I don’t mean to get all mushy-gushy on you, but I love the symbolism of wedding rings. They represent love, a promise, a lifelong bond. They represent each couple’s unique relationship, each person’s unique love. (I know, it’s smushy. But I can’t help it! I think it’s great.)
For something so personal and full of meaning, it feels a little counter-intuitive to pick something out of a catalog, or buy something out of a display case at the mall. You should be involved.
I’m talking hands-getting-dirty involved.
I’m talking fire and steam, melted metal and rough edges involved.

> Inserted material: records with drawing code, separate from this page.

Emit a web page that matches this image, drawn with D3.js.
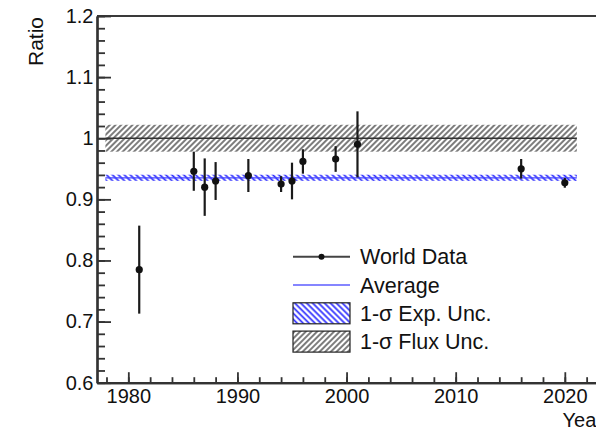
<!DOCTYPE html>
<html>
<head>
<meta charset="utf-8">
<script src="https://cdn.jsdelivr.net/npm/d3@7"></script>
<style>
  body { margin: 0; overflow: hidden; background: #fff; }
  text { font-family: "Liberation Sans", Arial, Helvetica, sans-serif; fill: #111; }
</style>
</head>
<body>
<script>
// world data: year, ratio and 1-sigma error
var years  = [1981, 1986, 1987, 1988, 1991, 1994, 1995, 1996, 1999, 2001, 2016, 2020];
var ratios = [0.785, 0.946, 0.920, 0.930, 0.939, 0.925, 0.930, 0.962, 0.966, 0.990, 0.950, 0.927];
var errors = [0.072, 0.032, 0.047, 0.031, 0.027, 0.013, 0.030, 0.020, 0.021, 0.054, 0.016, 0.008];

var average = 0.9353, expUnc = 0.005;
var fluxRef = 1.0, fluxUnc = 0.022;
var bandYears = [1977.9, 2021.1];

var xTicks = [1980, 1990, 2000, 2010, 2020];
var yTicks = [0.6, 0.7, 0.8, 0.9, 1.0, 1.1, 1.2];
var yTickLabels = ["0.6", "0.7", "0.8", "0.9", "1", "1.1", "1.2"];
var legendLabels = ["World Data", "Average", "1-\u03c3 Exp. Unc.", "1-\u03c3 Flux Unc."];

var width = 620, height = 431;
var frame = {left: 97, right: 603, top: 16, bottom: 382.7};

var svg = d3.select("body").append("svg")
    .attr("width", width)
    .attr("height", height);

var defs = svg.append("defs");
function hatch(id, color, spacing, angle, sw) {
  var p = defs.append("pattern")
      .attr("id", id)
      .attr("patternUnits", "userSpaceOnUse")
      .attr("width", spacing).attr("height", spacing)
      .attr("patternTransform", "rotate(" + angle + ")");
  p.append("rect").attr("width", spacing).attr("height", spacing).attr("fill", "#fff");
  p.append("line")
      .attr("x1", spacing / 2).attr("x2", spacing / 2)
      .attr("y1", 0).attr("y2", spacing)
      .attr("stroke", color).attr("stroke-width", sw);
}
hatch("fluxHatch", "#666", 4, 45, 1.7);
hatch("expHatch", "#2b2bff", 4.2, -45, 1.7);

var x = d3.scaleLinear().domain([1977.13, 2023.5]).range([frame.left, frame.right]);
var y = d3.scaleLinear().domain([0.6, 1.2]).range([frame.bottom, frame.top]);

// flux band
svg.append("rect")
    .attr("x", x(bandYears[0]))
    .attr("width", x(bandYears[1]) - x(bandYears[0]))
    .attr("y", y(fluxRef + fluxUnc))
    .attr("height", y(fluxRef - fluxUnc) - y(fluxRef + fluxUnc))
    .attr("fill", "url(#fluxHatch)");
svg.append("line")
    .attr("x1", x(bandYears[0])).attr("x2", x(bandYears[1]))
    .attr("y1", y(fluxRef)).attr("y2", y(fluxRef))
    .attr("stroke", "#333").attr("stroke-width", 1.6);

// average band
svg.append("rect")
    .attr("x", x(bandYears[0]))
    .attr("width", x(bandYears[1]) - x(bandYears[0]))
    .attr("y", y(average + expUnc))
    .attr("height", y(average - expUnc) - y(average + expUnc))
    .attr("fill", "url(#expHatch)");
svg.append("line")
    .attr("x1", x(bandYears[0])).attr("x2", x(bandYears[1]))
    .attr("y1", y(average)).attr("y2", y(average))
    .attr("stroke", "#4444ff").attr("stroke-width", 1.2);

// data
var pts = years.map(function(d, i) { return {year: d, r: ratios[i], e: errors[i]}; });
svg.selectAll(".err")
    .data(pts)
  .enter().append("line")
    .attr("class", "err")
    .attr("x1", function(d) { return x(d.year); })
    .attr("x2", function(d) { return x(d.year); })
    .attr("y1", function(d) { return y(d.r + d.e); })
    .attr("y2", function(d) { return y(d.r - d.e); })
    .attr("stroke", "#1a1a1a").attr("stroke-width", 2.2);
svg.selectAll(".pt")
    .data(pts)
  .enter().append("circle")
    .attr("class", "pt")
    .attr("cx", function(d) { return x(d.year); })
    .attr("cy", function(d) { return y(d.r); })
    .attr("r", 3.6)
    .attr("fill", "#111");

// frame
svg.append("path")
    .attr("d", "M" + frame.left + "," + frame.top + "H" + frame.right + "V" + frame.bottom)
    .attr("fill", "none").attr("stroke", "#3a3a3a").attr("stroke-width", 2);

// axes
var xMinor = d3.range(1978, 2024, 2);
var yMinor = d3.range(0, 31).map(function(i) { return 0.6 + i * 0.02; });

var gx = svg.append("g").attr("transform", "translate(0," + frame.bottom + ")");
gx.call(d3.axisBottom(x).tickValues(xMinor).tickSizeInner(-5.5).tickSizeOuter(0).tickFormat(""));
gx.append("g").call(d3.axisBottom(x).tickValues(xTicks).tickSizeInner(-10.5).tickSizeOuter(0)
    .tickPadding(6.4).tickFormat(d3.format("d")));

var gy = svg.append("g").attr("transform", "translate(" + frame.left + ",0)");
gy.call(d3.axisLeft(y).tickValues(yMinor).tickSizeInner(-8).tickSizeOuter(0).tickFormat(""));
gy.append("g").call(d3.axisLeft(y).tickValues(yTicks).tickSizeInner(-14).tickSizeOuter(0)
    .tickPadding(3.5).tickFormat(function(d, i) { return yTickLabels[i]; }));

svg.selectAll(".domain").attr("stroke", "#333").attr("stroke-width", 2.2);
svg.selectAll(".tick line").attr("stroke", "#333").attr("stroke-width", 1.8);
svg.selectAll(".tick text")
    .attr("font-size", 20)
    .attr("font-family", "Liberation Sans, Arial, sans-serif")
    .attr("fill", "#111");

// axis titles
svg.append("text")
    .attr("transform", "translate(43,17) rotate(-90)")
    .attr("text-anchor", "end")
    .attr("font-size", 21)
    .text("Ratio");
svg.append("text")
    .attr("x", frame.right).attr("y", 427)
    .attr("text-anchor", "end")
    .attr("font-size", 20)
    .text("Year");

// legend
var lg = svg.append("g").attr("transform", "translate(293,256.7)");
var step = 28.3;
lg.append("line").attr("x1", 0).attr("x2", 57).attr("y1", 0).attr("y2", 0)
    .attr("stroke", "#444").attr("stroke-width", 2);
lg.append("circle").attr("cx", 28.5).attr("cy", 0).attr("r", 3).attr("fill", "#111");
lg.append("line").attr("x1", 0).attr("x2", 57).attr("y1", step).attr("y2", step)
    .attr("stroke", "#5c5cff").attr("stroke-width", 1.6);
lg.append("rect").attr("x", 0).attr("y", 2 * step - 10.5).attr("width", 57).attr("height", 21)
    .attr("fill", "url(#expHatch)").attr("stroke", "#222").attr("stroke-width", 1.2);
lg.append("rect").attr("x", 0).attr("y", 3 * step - 10.5).attr("width", 57).attr("height", 21)
    .attr("fill", "url(#fluxHatch)").attr("stroke", "#222").attr("stroke-width", 1.2);
lg.selectAll(".lt")
    .data(legendLabels)
  .enter().append("text")
    .attr("class", "lt")
    .attr("x", 67)
    .attr("y", function(d, i) { return i * step; })
    .attr("dy", "0.36em")
    .attr("font-size", 21.5)
    .text(function(d) { return d; });
</script>
</body>
</html>
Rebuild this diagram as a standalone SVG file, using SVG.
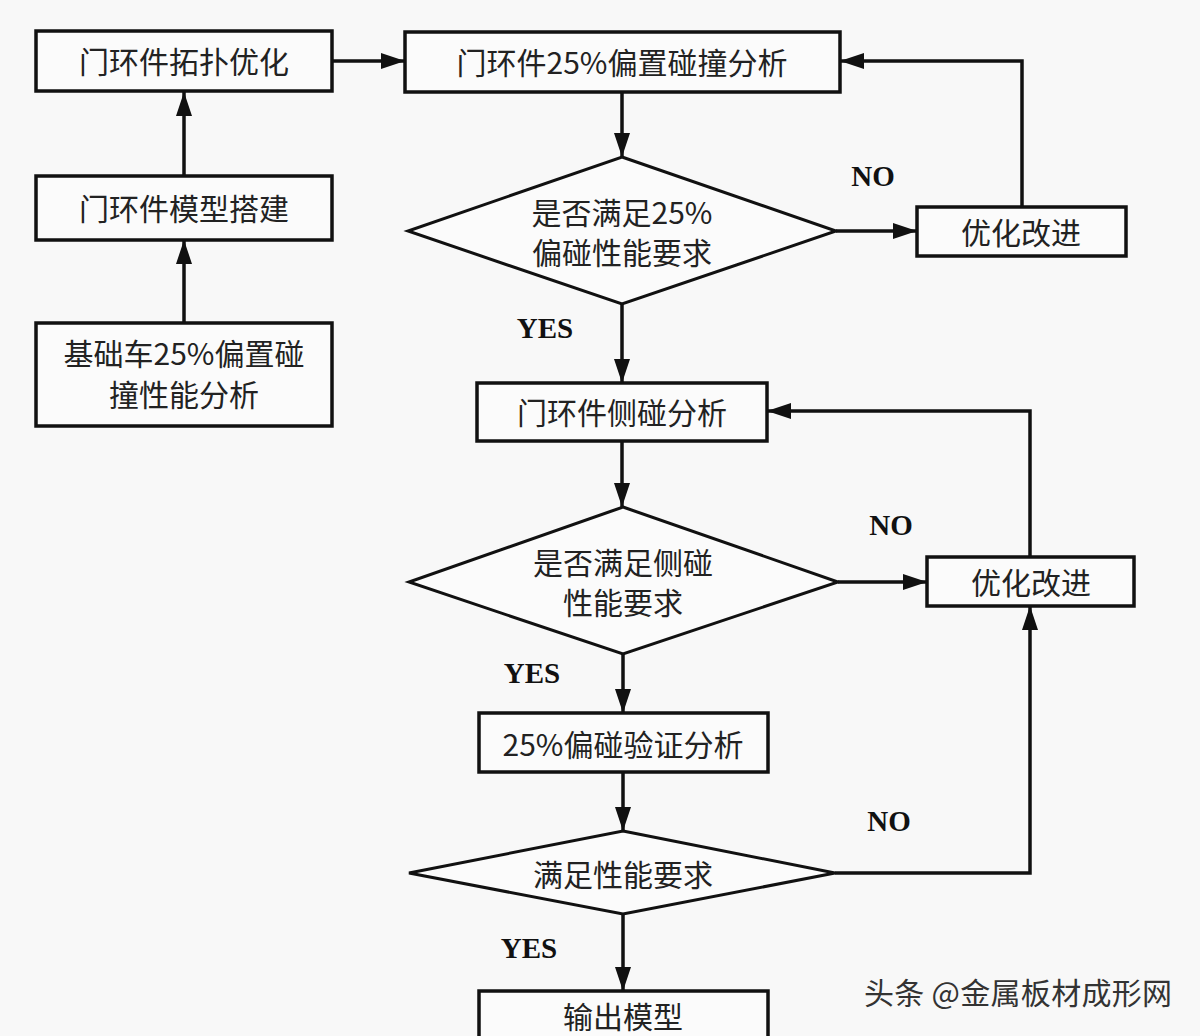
<svg xmlns="http://www.w3.org/2000/svg" width="1200" height="1036" viewBox="0 0 1200 1036">
<defs>
<marker id="ah" markerUnits="userSpaceOnUse" markerWidth="24" markerHeight="16" refX="24" refY="8" orient="auto">
<path d="M0,0 L24,8 L0,16 z" fill="#111"/>
</marker>
</defs>
<style>
.box{fill:#fbfbfb;stroke:#111;stroke-width:3.5}
.dia{fill:#fbfbfb;stroke:#111;stroke-width:3}
.t{font-family:"Noto Sans CJK SC","Noto Sans",sans-serif;font-size:30px;fill:#222;text-anchor:middle;dominant-baseline:central}
.lbl{font-family:"Liberation Serif","Times New Roman",serif;font-weight:bold;font-size:29px;fill:#111;text-anchor:middle;dominant-baseline:central}
.c{fill:none;stroke:#111;stroke-width:3.5;marker-end:url(#ah)}
.wm{font-family:"Noto Sans CJK SC","Noto Sans",sans-serif;font-size:30px;fill:#333}
</style>
<rect width="1200" height="1036" fill="#f8f8f8"/>
<g id="n-topo"><rect class="box" x="36" y="31" width="296" height="60"/><text class="t" x="184" y="60">门环件拓扑优化</text></g>
<g id="n-offset"><rect class="box" x="405" y="32" width="435" height="60"/><text class="t" x="622" y="61">门环件25%偏置碰撞分析</text></g>
<g id="n-model"><rect class="box" x="36" y="176" width="296" height="64"/><text class="t" x="184" y="207">门环件模型搭建</text></g>
<g id="n-base"><rect class="box" x="36" y="323" width="296" height="103"/><text class="t" x="184" y="352">基础车25%偏置碰</text><text class="t" x="184" y="393">撞性能分析</text></g>
<g id="n-d1"><polygon class="dia" points="622,157 836,231 622,304 408,231"/><text class="t" x="622" y="211">是否满足25%</text><text class="t" x="622" y="251">偏碰性能要求</text></g>
<g id="n-opt1"><rect class="box" x="917" y="207" width="209" height="49"/><text class="t" x="1021" y="231">优化改进</text></g>
<g id="n-side"><rect class="box" x="477" y="383" width="290" height="58"/><text class="t" x="622" y="411">门环件侧碰分析</text></g>
<g id="n-d2"><polygon class="dia" points="623,507 838,582 623,654 409,582"/><text class="t" x="623" y="561">是否满足侧碰</text><text class="t" x="623" y="601">性能要求</text></g>
<g id="n-opt2"><rect class="box" x="927" y="557" width="207" height="49"/><text class="t" x="1031" y="581">优化改进</text></g>
<g id="n-verify"><rect class="box" x="479" y="713" width="289" height="59"/><text class="t" x="623" y="743">25%偏碰验证分析</text></g>
<g id="n-d3"><polygon class="dia" points="623,831 835,873 623,914 409,873"/><text class="t" x="623" y="873">满足性能要求</text></g>
<g id="n-out"><rect class="box" x="479" y="991" width="289" height="70"/><text class="t" x="623" y="1015">输出模型</text></g>
<g id="connectors">
<path class="c" d="M184,323 L184,240"/>
<path class="c" d="M184,176 L184,92"/>
<path class="c" d="M332,61 L405,61"/>
<path class="c" d="M622,92 L622,157"/>
<path class="c" d="M836,231 L917,231"/>
<path class="c" d="M1022,207 L1022,61 L840,61"/>
<path class="c" d="M622,304 L622,383"/>
<path class="c" d="M622,441 L622,507"/>
<path class="c" d="M838,582 L927,582"/>
<path class="c" d="M1030,557 L1030,411 L767,411"/>
<path class="c" d="M623,654 L623,713"/>
<path class="c" d="M623,772 L623,831"/>
<path class="c" d="M835,873 L1030,873 L1030,606"/>
<path class="c" d="M623,914 L623,991"/>
<text class="lbl" x="873" y="176">NO</text>
<text class="lbl" x="545" y="328">YES</text>
<text class="lbl" x="891" y="525">NO</text>
<text class="lbl" x="532" y="673">YES</text>
<text class="lbl" x="889" y="821">NO</text>
<text class="lbl" x="529" y="948">YES</text>
</g>
<text class="wm" x="864" y="1004" textLength="308">头条 @金属板材成形网</text>
</svg>
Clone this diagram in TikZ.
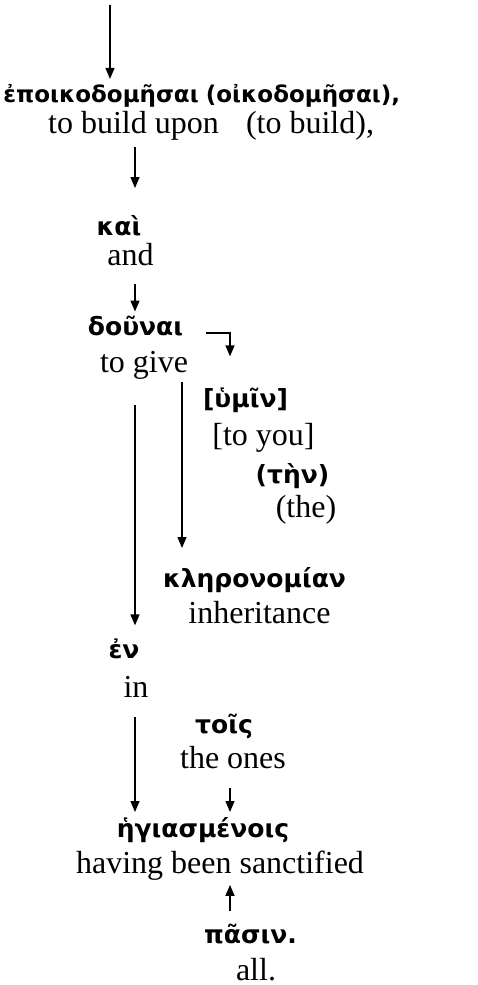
\documentclass[tikz,border=0pt]{standalone}
\usepackage{fontspec}
\setmainfont{Liberation Serif}
\newfontfamily\gkfont{DejaVu Sans}
\usetikzlibrary{arrows.meta}

\begin{document}
\begin{tikzpicture}[x=1pt,y=-1pt]
  \tikzset{gk/.style={inner sep=0pt, outer sep=0pt, anchor=base, font=\gkfont\bfseries\fontsize{25}{30}\selectfont}}
  \tikzset{en/.style={inner sep=0pt, outer sep=0pt, anchor=base, font=\fontsize{32}{36}\selectfont}}
  \tikzset{arr/.style={line width=1.4pt, -{Triangle[length=11pt,width=9pt]}}}

\useasboundingbox (0,0) rectangle (477,985);
\coordinate (top) at (110,5);
\coordinate (c1) at (135,0);
\coordinate (c2) at (182,0);
\coordinate (c3) at (230,0);

   \node[gk, font=\gkfont\bfseries\fontsize{23}{27}\selectfont] (epoik) at (101,102) {ἐποικοδομῆσαι};
   \node[gk, font=\gkfont\bfseries\fontsize{23}{27}\selectfont] (oikod) at (303,102) {(οἰκοδομῆσαι),};
   \node[en] (upon)  at (133.5,133) {to build upon};
   \node[en] (build) at (310,133) {(to build),};
   \node[gk] (kai)   at (119,235) {καὶ};
   \node[en] (and)   at (130.5,265) {and};
   \node[gk] (douna) at (135.5,335) {δοῦναι};
   \node[en] (give)  at (144,372) {to give};
   \node[gk] (hymin) at (245.5,407) {[ὑμῖν]};
   \node[en] (toyou) at (263.5,445) {[to you]};
   \node[gk] (ten)   at (292.5,483) {(τὴν)};
   \node[en] (the)   at (306,517) {(the)};
   \node[gk] (kler)  at (254.5,587) {κληρονομίαν};
   \node[en] (inher) at (259.5,623) {inheritance};
   \node[gk] (en)    at (124,658) {ἐν};
   \node[en] (in)    at (136,697) {in};
   \node[gk] (tois)  at (224,733) {τοῖς};
   \node[en] (ones)  at (233,768) {the ones};
   \node[gk] (hegi)  at (203,837) {ἡγιασμένοις};
   \node[en] (sanct) at (220,873) {having been sanctified};
   \node[gk] (pasin) at (250.5,943) {πᾶσιν.};
   \node[en] (all)   at (256,980) {all.};

   \draw[arr, shorten >=5pt] (top) -- (epoik.north -| top);
   \draw[arr, shorten <=7pt, shorten >=27pt] (upon.south -| c1) -- (kai.north -| c1);
   \draw[arr, shorten <=19pt, shorten >=4pt] (and.south -| c1) -- (douna.north -| c1);
   \draw[arr, shorten >=31pt] ([xshift=23pt,yshift=2pt]douna.base east) -| (hymin.north -| c3);
   \draw[arr, shorten <=3pt, shorten >=19pt] (give.south -| c2) -- (kler.north -| c2);
   \draw[arr, shorten <=26pt, shorten >=13pt] (give.south -| c1) -- (en.north -| c1);
   \draw[arr, shorten <=20pt, shorten >=5pt] (in.south -| c1) -- (hegi.north -| c1);
   \draw[arr, shorten <=20pt, shorten >=5pt] (ones.south -| c3) -- (hegi.north -| c3);
   \draw[arr, shorten <=13pt, shorten >=5pt] (pasin.north -| c3) -- (sanct.south -| c3);
\end{tikzpicture}
\end{document}
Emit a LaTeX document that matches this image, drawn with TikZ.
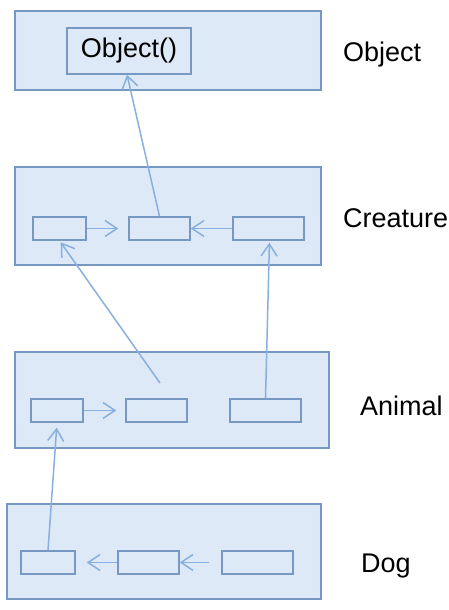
\documentclass[tikz,border=0pt]{standalone}
\usepackage{fontspec}
\setmainfont{Liberation Sans}
\usetikzlibrary{arrows.meta}
\definecolor{boxfill}{HTML}{DDE9F7}
\definecolor{boxborder}{HTML}{7898C4}
\definecolor{arrowc}{HTML}{88B0DE}
\tikzset{
  outerbox/.style={draw=boxborder, fill=boxfill, line width=1.4pt, inner sep=0pt},
  smallbox/.style={draw=boxborder, fill=boxfill, line width=1.4pt, inner sep=0pt, minimum height=23pt},
  arr/.style={draw=arrowc, line width=1.5pt, -{Straight Barb[length=12pt,width=16pt,line width=1.5pt]}},
  lbl/.style={anchor=base west, inner sep=0pt, font=\fontsize{27}{31}\selectfont},
}
\begin{document}
\begin{tikzpicture}[x=1pt,y=-1pt]
\useasboundingbox (0,0) rectangle (449,610);
% outer boxes
\node[outerbox, minimum width=306pt, minimum height=79pt] (O) at (168,50.5) {};
\node[outerbox, minimum width=306pt, minimum height=98pt] (C) at (168,216) {};
\node[outerbox, minimum width=314pt, minimum height=96pt] (A) at (172,400) {};
\node[outerbox, minimum width=314pt, minimum height=95pt] (D) at (164,551.5) {};
% inner boxes
\node[smallbox, minimum width=124pt, minimum height=46pt, font=\fontsize{27}{31}\selectfont] (obj) at (129,51) {Object()};
\node[smallbox, minimum width=53pt] (c1) at (59.5,228.5) {};
\node[smallbox, minimum width=61pt] (c2) at (159.5,228.5) {};
\node[smallbox, minimum width=71pt] (c3) at (268.5,228.5) {};
\node[smallbox, minimum width=52pt] (a1) at (57,410.5) {};
\node[smallbox, minimum width=61pt] (a2) at (156.5,410.5) {};
\node[smallbox, minimum width=71pt] (a3) at (265.5,410.5) {};
\node[smallbox, minimum width=54pt] (d1) at (48,562.5) {};
\node[smallbox, minimum width=61pt] (d2) at (148.5,562.5) {};
\node[smallbox, minimum width=71pt] (d3) at (257.5,562.5) {};
% labels
\node[lbl] (lO) at (343,62) {Object};
\node[lbl] (lC) at (343,227) {Creature};
\node[lbl] (lA) at (360,415) {Animal};
\node[lbl] (lD) at (361,572) {Dog};
% connectors
\coordinate (afree) at (160,383);
\draw[arr] (c2.north) -- ([xshift=-2pt]obj.south);
\draw[arr] (c1.east) -- ([xshift=-10pt]c2.west);
\draw[arr] (c3.west) -- (c2.east);
\draw[arr, shorten >=2pt] (afree) -- (c1.south);
\draw[arr, shorten >=2pt] (a3.north) -- ([xshift=1pt]c3.south);
\draw[arr] (a1.east) -- ([xshift=-9pt]a2.west);
\draw[arr, shorten >=5pt] (d1.north) -- (a1.south);
\draw[arr] (d2.west) -- ([xshift=11pt]d1.east);
\draw[arr] ([xshift=-12pt]d3.west) -- (d2.east);
\end{tikzpicture}
\end{document}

That way, this huge important symbol that you’re going to wear on your hand every single day for the rest of your life is something that you helped create.
This was the inspiration for creating Double Pour. Here’s how it works.
I work with my awesome couples to design their perfect wedding bands. I carve their custom ring models in wax, and I take those waxes to my casting artist extraordinaire Jena Hounshell in her downtown San Francisco workshop. My lovely, adorable couples join Jena and I in the casting studio where we alloy, melt and pour the molten gold into a one-time-use mold made from the ring models I carved. Each couple will quench their hot mold, watching the steam and bubbles explode off of it, and reach into the fragments of the destroyed mold to pull out their brand-new gold wedding band. It’s a pretty magical moment.
After all the gold has been poured and cast, we’ll celebrate with our second pour: champagne! (Remember? It’s called Double Pour). One simply cannot celebrate properly without bubbles. I think it’s a law.